We couldn’t stop driving to take pictures, because this cell was ramping up and was only just starting its show! Tornado one lifted very quickly without roping out, just rising straight back up into the wall cloud after being on the ground for a few minutes.

Much closer to the cell we got a chance to stop amongst the horde of chasers and VORTEX2 vehicles, and before long the supercell cycled and dropped its second tornado. It had nearly the same appearance as the first tornado, though it grew wider at the base. Absolutely stunning.

Tornado two was on the ground for a few minutes more and then gracefully roped out. We nearly missed the rope-out stage because the funnel was so skinny.

The cell chased us back east as we stayed in front of it, stopping a few times to take in the beautiful storm structure. It may be a long time before I see another supercell quite this well-organized. The entire motion of the storm was absolutely intense, and its rock-solid appearance was stunning. Roger called it the “best structure of the year”, a “nine out of ten” supercell.

As night fell, the lower-level jet ramped up and began feeding this storm even more. As we trekked north and east around the forward flank core, there were at least two more tornado reports back on the rear flank where we could not see.
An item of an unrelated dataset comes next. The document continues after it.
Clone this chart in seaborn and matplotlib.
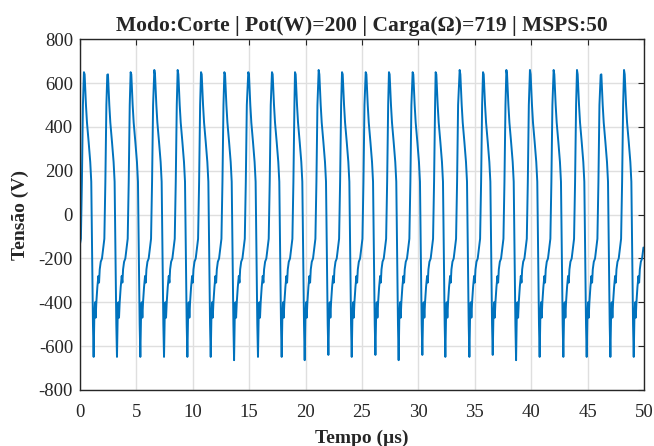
import numpy as np
import pandas as pd
import matplotlib
matplotlib.use("Agg")
import matplotlib.pyplot as plt
import seaborn as sns

# Peak times (µs), peak and trough voltages read per cycle from the picture
peak_times = [0.35, 2.42, 4.49, 6.59, 8.66, 10.73, 12.80, 14.92,
              17.02, 19.06, 21.16, 23.23, 25.33, 27.39, 29.49, 31.53,
              33.66, 35.73, 37.80, 39.89, 41.99, 44.06, 46.16, 48.23]
peak_vals = [650, 638, 650, 660, 660, 650, 650, 650,
             650, 650, 660, 650, 650, 650, 650, 650,
             660, 650, 660, 660, 660, 660, 638, 660]
trough_vals = [-649, -649, -649, -649, -649, -649, -664, -649,
               -649, -664, -640, -649, -640, -664, -640, -649,
               -649, -640, -664, -649, -649, -649, -649, -649]

# One cycle of the waveform, offsets (µs) after the peak, voltage (V)
cycle_dt = [0.00, 0.06, 0.18, 0.27, 0.42, 0.56, 0.65, 0.71, 0.80, 0.86,
            0.92, 0.98, 1.04, 1.10, 1.19, 1.28, 1.34, 1.40, 1.49, 1.60,
            1.72, 1.81, 1.90, 1.99]
cycle_v = [None, 640, 500, 420, 330, 240, 150, -100, -500, None,
           -470, -400, -470, -400, -330, -280, -310, -250, -215, -200,
           -150, -110, 150, 500]

# Start of record before the first peak
start_t = [0.0, 0.08, 0.17, 0.26]
start_v = [-134, -110, 150, 500]

t_list = list(start_t)
v_list = list(start_v)
for tp, pv, tv in zip(peak_times, peak_vals, trough_vals):
    for dt, v in zip(cycle_dt, cycle_v):
        t = tp + dt
        if t > 50.0:
            break
        if dt == 0.00:
            v = pv
        elif dt == 0.86:
            v = tv
        t_list.append(t)
        v_list.append(v)

df = pd.DataFrame({"t": t_list, "v": v_list})

sns.set_theme(style="white")
plt.rcParams["font.family"] = ["Liberation Serif", "DejaVu Serif"]
plt.rcParams["axes.unicode_minus"] = False

fig = plt.figure(figsize=(6.54, 4.46), dpi=100)
ax = fig.add_axes([0.1223, 0.1256, 0.8624, 0.7863])

sns.lineplot(data=df, x="t", y="v", ax=ax, color="#0072BD", linewidth=1.4,
             sort=False, estimator=None)

ax.set_xlim(0, 50)
ax.set_ylim(-800, 800)
ax.set_xticks(np.arange(0, 51, 5))
ax.set_yticks(np.arange(-800, 801, 200))
ax.grid(True, color="#DFDFDF", linewidth=1.0)
ax.tick_params(direction="in", length=4, width=0.8, top=True, right=True,
               labelsize=13.5, colors="#262626")
ax.tick_params(axis="x", pad=10)
ax.tick_params(axis="y", pad=5)
for s in ax.spines.values():
    s.set_color("#262626")
    s.set_linewidth(1.0)
ax.set_xlabel("Tempo (µs)", fontsize=14, fontweight="bold", labelpad=6)
ax.set_ylabel("Tensão (V)", fontsize=14, fontweight="bold", labelpad=7)
ax.set_title("Modo:Corte | Pot(W)=200 | Carga(Ω)=719 | MSPS:50",
             fontsize=15.5, fontweight="bold", pad=6)

fig.savefig("out.png", dpi=100)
As we got in front of the cell we were treated to a fantastic light show as near-constant lightning lit up the whole updraft and underside of the storm. You could make out every piece of storm structure even in the pitch black. It looks like daylight in my photos, but only because there was so much lightning going on. Phenominal.

Roger and the guides keep going on about how people get addicted to storm chasing and keep coming back year after year.

Now I know how that feels.

I don’t even know what else to say beyond this point. The photographs are the true storytellers today.

It’s almost midnight now, as we head back to our hotel in Sidney. We stopped at a gas station for dinner, and I bought a sandwitch composed of some chicken product and cheese product crammed between two pieces of bread product and stuck under a heat lamp all day.

It was the most incredible dinner I’ve ever had.